> **EXERCISE OBJECTIVE**: Transcribe the listing that follows in full, omitting pictures.

[Rows from a dataset of charts and code]
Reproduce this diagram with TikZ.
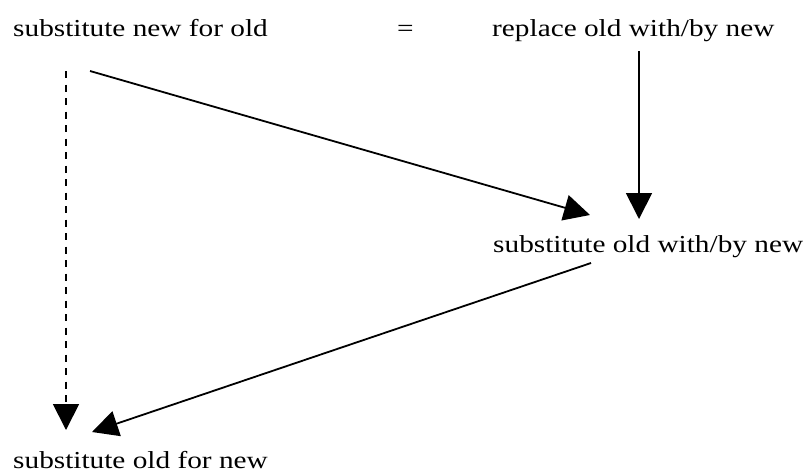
\documentclass[tikz,border=0pt]{standalone}
\usepackage{fontspec}
\setmainfont{Liberation Serif}
\usetikzlibrary{arrows.meta}

\begin{document}
\begin{tikzpicture}[x = 1pt, y = -1pt]
	\tikzstyle{WordStyle} = [inner sep = 0pt, anchor = base west, xscale = 1.2, font = \fontsize{24.4}{28}\selectfont]
	\tikzstyle{ArrowStyle} = [line width = 1.8pt, -{Triangle[length = 26pt, width = 26pt]}]
	\tikzstyle{DashedArrowStyle} = [ArrowStyle, dash pattern = on 7pt off 6.5pt]
	\useasboundingbox (0, 0) rectangle (805, 472);
	\node[WordStyle] (snfo) at (13, 36) {substitute new for old};
	\node[WordStyle] (eq) at (397, 36) {=};
	\node[WordStyle] (rown) at (492, 36) {replace old with/by new};
	\node[WordStyle] (sown) at (493, 252) {substitute old with/by new};
	\node[WordStyle] (sofn) at (13, 468) {substitute old for new};
	\draw[DashedArrowStyle] ([shift = {(53, 35)}]snfo.base west) -- ([shift = {(53, -38)}]sofn.base west);
	\draw[ArrowStyle] ([shift = {(77, 35)}]snfo.base west) -- ([shift = {(97, -37)}]sown.base west);
	\draw[ArrowStyle] ([shift = {(147, 15)}]rown.base west) -- ([shift = {(146, -33)}]sown.base west);
	\draw[ArrowStyle] ([shift = {(98, 11)}]sown.base west) -- ([shift = {(79, -36)}]sofn.base west);
\end{tikzpicture}
\end{document}
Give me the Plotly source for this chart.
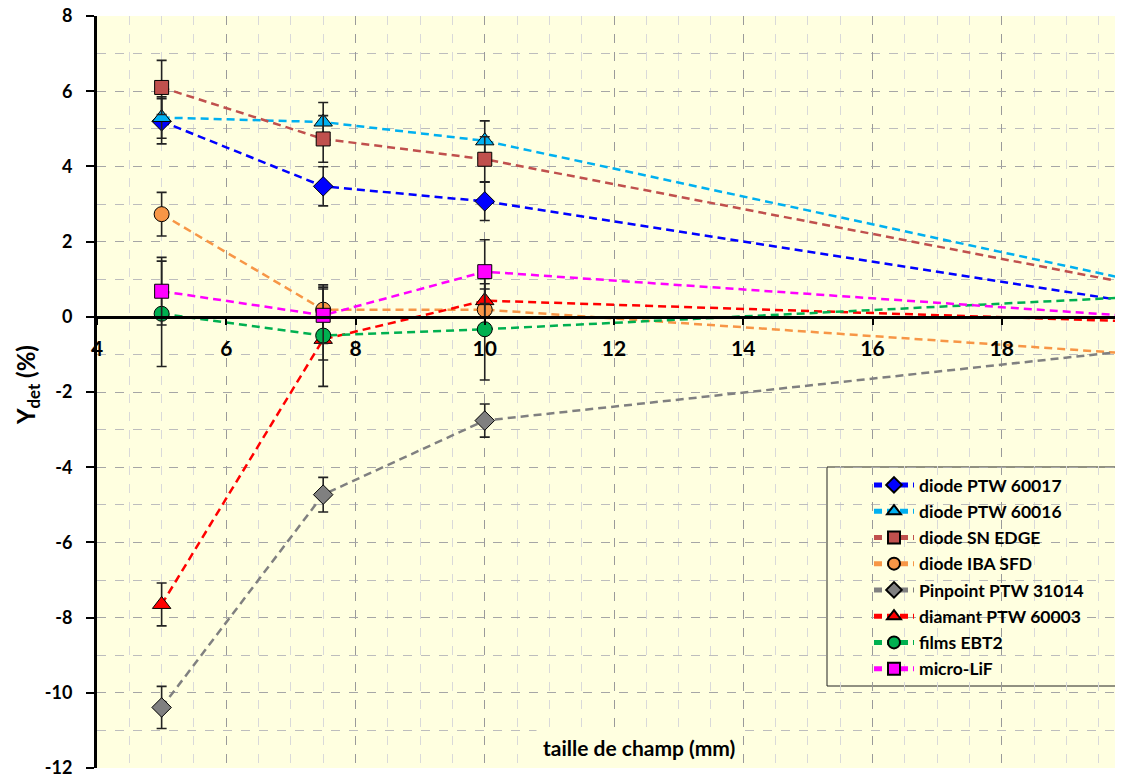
import plotly.graph_objects as go

# ---- data ----
x_vals = [5, 7.5, 10, 20]

names = ["diode PTW 60017", "diode PTW 60016", "diode SN EDGE", "diode IBA SFD",
         "Pinpoint PTW 31014", "diamant PTW 60003", "films EBT2", "micro-LiF"]

y_60017 = [5.2, 3.47, 3.07, 0.40]
e_60017 = [0.6, 0.52, 0.51, 0]
y_60016 = [5.3, 5.18, 4.68, 0.98]
e_60016 = [0.55, 0.52, 0.53, 0]
y_edge = [6.1, 4.73, 4.19, 0.88]
e_edge = [0.72, 0.62, 0.6, 0]
y_sfd = [2.73, 0.19, 0.19, -0.98]
e_sfd = [0.58, 0.55, 0.55, 0]
y_pin = [-10.39, -4.73, -2.76, -0.9]
e_pin = [0.56, 0.46, 0.44, 0]
y_diam = [-7.65, -0.6, 0.43, -0.12]
e_diam = [0.57, 0.55, 0.45, 0]
y_ebt2 = [0.08, -0.5, -0.33, 0.52]
e_ebt2 = [1.4, 1.35, 1.35, 0]
y_lif = [0.68, 0.04, 1.2, 0.02]
e_lif = [0.9, 0.75, 0.85, 0]

y_tick_vals = [-12, -10, -8, -6, -4, -2, 0, 2, 4, 6, 8]
y_tick_text = ["-12", "-10", "-8", "-6", "-4", "-2", "0", "2", "4", "6", "8"]
x_tick_vals = [4, 6, 8, 10, 12, 14, 16, 18, 20]
x_tick_text = ["4", "6", "8", "10", "12", "14", "16", "18", "20"]

series_y = [y_60017, y_60016, y_edge, y_sfd, y_pin, y_diam, y_ebt2, y_lif]
series_e = [e_60017, e_60016, e_edge, e_sfd, e_pin, e_diam, e_ebt2, e_lif]

colors = ["#0000FF", "#00B0F0", "#C0504D", "#F79646", "#808080", "#FF0000", "#00B050", "#FF00FF"]
symbols = ["diamond", "triangle-up", "square", "circle", "diamond", "triangle-up", "circle", "square"]
sizes = [15, 16, 14, 15, 15, 16, 15, 14]

FONT = "Lato"
BG = "#FFFFE0"

# page offset of the plot div (default body margin)
OFF = 8
PL, PT, PB = 97, 16, 768          # target plot-area edges on the page
W, H = 1123, 778
ML, MT = PL - OFF, PT - OFF
MB = OFF + H - PB
PW = W - ML                       # plot width (right margin 0)
PH = H - MT - MB

def px_x(p):
    return (p - PL) / PW

def px_y(p):
    return (PB - p) / PH

fig = go.Figure()
for i in range(len(names)):
    fig.add_trace(go.Scatter(
        x=x_vals, y=series_y[i], name=names[i], mode="lines+markers",
        legendgroup=names[i],
        line=dict(color=colors[i], width=2.5, dash="8px,5px"),
        marker=dict(symbol=symbols[i], size=sizes[i], color=colors[i],
                    line=dict(color="#000000", width=1)),
        error_y=dict(type="data", array=series_e[i], visible=True,
                     color="#222222", thickness=1.6, width=5),
    ))

fig.update_layout(
    width=W, height=H,
    margin=dict(l=ML, r=0, t=MT, b=MB, pad=0, autoexpand=False),
    paper_bgcolor="white", plot_bgcolor=BG,
    font=dict(family=FONT, color="black"),
    showlegend=True,
    legend=dict(x=px_x(827), y=px_y(467), xanchor="left", yanchor="top",
                bgcolor="rgba(0,0,0,0)", borderwidth=0,
                font=dict(family=FONT, size=17.5, weight="bold", color="black"),
                tracegroupgap=0.5, indentation=42, itemwidth=40,
                itemsizing="constant"),
    shapes=[
        dict(type="rect", xref="paper", yref="paper", layer="between",
             x0=px_x(827), x1=px_x(1121), y0=px_y(686), y1=px_y(467),
             fillcolor=BG, line=dict(color="#222222", width=1)),
    ],
    xaxis=dict(range=[4, 20], tickmode="array", tickvals=x_tick_vals, ticktext=x_tick_text,
               anchor="free", position=0.6,
               showline=True, linecolor="black", linewidth=3,
               ticks="outside", ticklen=6, tickwidth=2, tickcolor="black",
               tickfont=dict(family=FONT, size=21, weight="bold"),
               ticklabelstandoff=6, ticklabeloverflow="allow",
               showgrid=True, gridcolor="#9A9A9A", gridwidth=1, griddash="dash",
               minor=dict(dtick=0.5, tick0=4, showgrid=True, gridcolor="#D9D9D9", griddash="dash", gridwidth=1),
               zeroline=False),
    yaxis=dict(range=[-12, 8], tickmode="array", tickvals=y_tick_vals, ticktext=y_tick_text,
               showline=True, linecolor="black", linewidth=3,
               ticks="outside", ticklen=8, tickwidth=2, tickcolor="black",
               tickfont=dict(family=FONT, size=18, weight="bold"),
               ticklabelstandoff=10, ticklabeloverflow="allow",
               showgrid=True, gridcolor="#A6A6A6", gridwidth=1, griddash="dash",
               minor=dict(dtick=1, tick0=0, showgrid=True, gridcolor="#BDBDBD", griddash="dash", gridwidth=1),
               zeroline=False),
    annotations=[
        dict(text="<b>taille de champ (mm)</b>", xref="paper", yref="paper",
             x=px_x(639), y=px_y(747), xanchor="center", yanchor="middle",
             showarrow=False, font=dict(family=FONT, size=21, color="black"),
             bgcolor=BG, borderpad=6),
        dict(text="<b>Y<sub>det</sub> (%)</b>", xref="paper", yref="paper",
             x=px_x(27), y=px_y(385), xanchor="center", yanchor="middle",
             textangle=-90, showarrow=False,
             font=dict(family=FONT, size=24, color="black")),
    ],
)

fig.write_html("out.html")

> **SOLUTION**:
Reproduce this diagram with TikZ.
\documentclass[tikz,border=0pt]{standalone}
\usepackage{fontspec}
\setmainfont{Liberation Serif}
\usetikzlibrary{arrows.meta}

\begin{document}
\begin{tikzpicture}[x = 1pt, y = -1pt]
	\tikzstyle{WordStyle} = [inner sep = 0pt, anchor = base west, xscale = 1.2, font = \fontsize{24.4}{28}\selectfont]
	\tikzstyle{ArrowStyle} = [line width = 1.8pt, -{Triangle[length = 26pt, width = 26pt]}]
	\tikzstyle{DashedArrowStyle} = [ArrowStyle, dash pattern = on 7pt off 6.5pt]
	\useasboundingbox (0, 0) rectangle (805, 472);
	\node[WordStyle] (snfo) at (13, 36) {substitute new for old};
	\node[WordStyle] (eq) at (397, 36) {=};
	\node[WordStyle] (rown) at (492, 36) {replace old with/by new};
	\node[WordStyle] (sown) at (493, 252) {substitute old with/by new};
	\node[WordStyle] (sofn) at (13, 468) {substitute old for new};
	\draw[DashedArrowStyle] ([shift = {(53, 35)}]snfo.base west) -- ([shift = {(53, -38)}]sofn.base west);
	\draw[ArrowStyle] ([shift = {(77, 35)}]snfo.base west) -- ([shift = {(97, -37)}]sown.base west);
	\draw[ArrowStyle] ([shift = {(147, 15)}]rown.base west) -- ([shift = {(146, -33)}]sown.base west);
	\draw[ArrowStyle] ([shift = {(98, 11)}]sown.base west) -- ([shift = {(79, -36)}]sofn.base west);
\end{tikzpicture}
\end{document}
Give me the Plotly source for this chart.
import plotly.graph_objects as go

# ---- data ----
x_vals = [5, 7.5, 10, 20]

names = ["diode PTW 60017", "diode PTW 60016", "diode SN EDGE", "diode IBA SFD",
         "Pinpoint PTW 31014", "diamant PTW 60003", "films EBT2", "micro-LiF"]

y_60017 = [5.2, 3.47, 3.07, 0.40]
e_60017 = [0.6, 0.52, 0.51, 0]
y_60016 = [5.3, 5.18, 4.68, 0.98]
e_60016 = [0.55, 0.52, 0.53, 0]
y_edge = [6.1, 4.73, 4.19, 0.88]
e_edge = [0.72, 0.62, 0.6, 0]
y_sfd = [2.73, 0.19, 0.19, -0.98]
e_sfd = [0.58, 0.55, 0.55, 0]
y_pin = [-10.39, -4.73, -2.76, -0.9]
e_pin = [0.56, 0.46, 0.44, 0]
y_diam = [-7.65, -0.6, 0.43, -0.12]
e_diam = [0.57, 0.55, 0.45, 0]
y_ebt2 = [0.08, -0.5, -0.33, 0.52]
e_ebt2 = [1.4, 1.35, 1.35, 0]
y_lif = [0.68, 0.04, 1.2, 0.02]
e_lif = [0.9, 0.75, 0.85, 0]

y_tick_vals = [-12, -10, -8, -6, -4, -2, 0, 2, 4, 6, 8]
y_tick_text = ["-12", "-10", "-8", "-6", "-4", "-2", "0", "2", "4", "6", "8"]
x_tick_vals = [4, 6, 8, 10, 12, 14, 16, 18, 20]
x_tick_text = ["4", "6", "8", "10", "12", "14", "16", "18", "20"]

series_y = [y_60017, y_60016, y_edge, y_sfd, y_pin, y_diam, y_ebt2, y_lif]
series_e = [e_60017, e_60016, e_edge, e_sfd, e_pin, e_diam, e_ebt2, e_lif]

colors = ["#0000FF", "#00B0F0", "#C0504D", "#F79646", "#808080", "#FF0000", "#00B050", "#FF00FF"]
symbols = ["diamond", "triangle-up", "square", "circle", "diamond", "triangle-up", "circle", "square"]
sizes = [15, 16, 14, 15, 15, 16, 15, 14]

FONT = "Lato"
BG = "#FFFFE0"

# page offset of the plot div (default body margin)
OFF = 8
PL, PT, PB = 97, 16, 768          # target plot-area edges on the page
W, H = 1123, 778
ML, MT = PL - OFF, PT - OFF
MB = OFF + H - PB
PW = W - ML                       # plot width (right margin 0)
PH = H - MT - MB

def px_x(p):
    return (p - PL) / PW

def px_y(p):
    return (PB - p) / PH

fig = go.Figure()
for i in range(len(names)):
    fig.add_trace(go.Scatter(
        x=x_vals, y=series_y[i], name=names[i], mode="lines+markers",
        legendgroup=names[i],
        line=dict(color=colors[i], width=2.5, dash="8px,5px"),
        marker=dict(symbol=symbols[i], size=sizes[i], color=colors[i],
                    line=dict(color="#000000", width=1)),
        error_y=dict(type="data", array=series_e[i], visible=True,
                     color="#222222", thickness=1.6, width=5),
    ))

fig.update_layout(
    width=W, height=H,
    margin=dict(l=ML, r=0, t=MT, b=MB, pad=0, autoexpand=False),
    paper_bgcolor="white", plot_bgcolor=BG,
    font=dict(family=FONT, color="black"),
    showlegend=True,
    legend=dict(x=px_x(827), y=px_y(467), xanchor="left", yanchor="top",
                bgcolor="rgba(0,0,0,0)", borderwidth=0,
                font=dict(family=FONT, size=17.5, weight="bold", color="black"),
                tracegroupgap=0.5, indentation=42, itemwidth=40,
                itemsizing="constant"),
    shapes=[
        dict(type="rect", xref="paper", yref="paper", layer="between",
             x0=px_x(827), x1=px_x(1121), y0=px_y(686), y1=px_y(467),
             fillcolor=BG, line=dict(color="#222222", width=1)),
    ],
    xaxis=dict(range=[4, 20], tickmode="array", tickvals=x_tick_vals, ticktext=x_tick_text,
               anchor="free", position=0.6,
               showline=True, linecolor="black", linewidth=3,
               ticks="outside", ticklen=6, tickwidth=2, tickcolor="black",
               tickfont=dict(family=FONT, size=21, weight="bold"),
               ticklabelstandoff=6, ticklabeloverflow="allow",
               showgrid=True, gridcolor="#9A9A9A", gridwidth=1, griddash="dash",
               minor=dict(dtick=0.5, tick0=4, showgrid=True, gridcolor="#D9D9D9", griddash="dash", gridwidth=1),
               zeroline=False),
    yaxis=dict(range=[-12, 8], tickmode="array", tickvals=y_tick_vals, ticktext=y_tick_text,
               showline=True, linecolor="black", linewidth=3,
               ticks="outside", ticklen=8, tickwidth=2, tickcolor="black",
               tickfont=dict(family=FONT, size=18, weight="bold"),
               ticklabelstandoff=10, ticklabeloverflow="allow",
               showgrid=True, gridcolor="#A6A6A6", gridwidth=1, griddash="dash",
               minor=dict(dtick=1, tick0=0, showgrid=True, gridcolor="#BDBDBD", griddash="dash", gridwidth=1),
               zeroline=False),
    annotations=[
        dict(text="<b>taille de champ (mm)</b>", xref="paper", yref="paper",
             x=px_x(639), y=px_y(747), xanchor="center", yanchor="middle",
             showarrow=False, font=dict(family=FONT, size=21, color="black"),
             bgcolor=BG, borderpad=6),
        dict(text="<b>Y<sub>det</sub> (%)</b>", xref="paper", yref="paper",
             x=px_x(27), y=px_y(385), xanchor="center", yanchor="middle",
             textangle=-90, showarrow=False,
             font=dict(family=FONT, size=24, color="black")),
    ],
)

fig.write_html("out.html")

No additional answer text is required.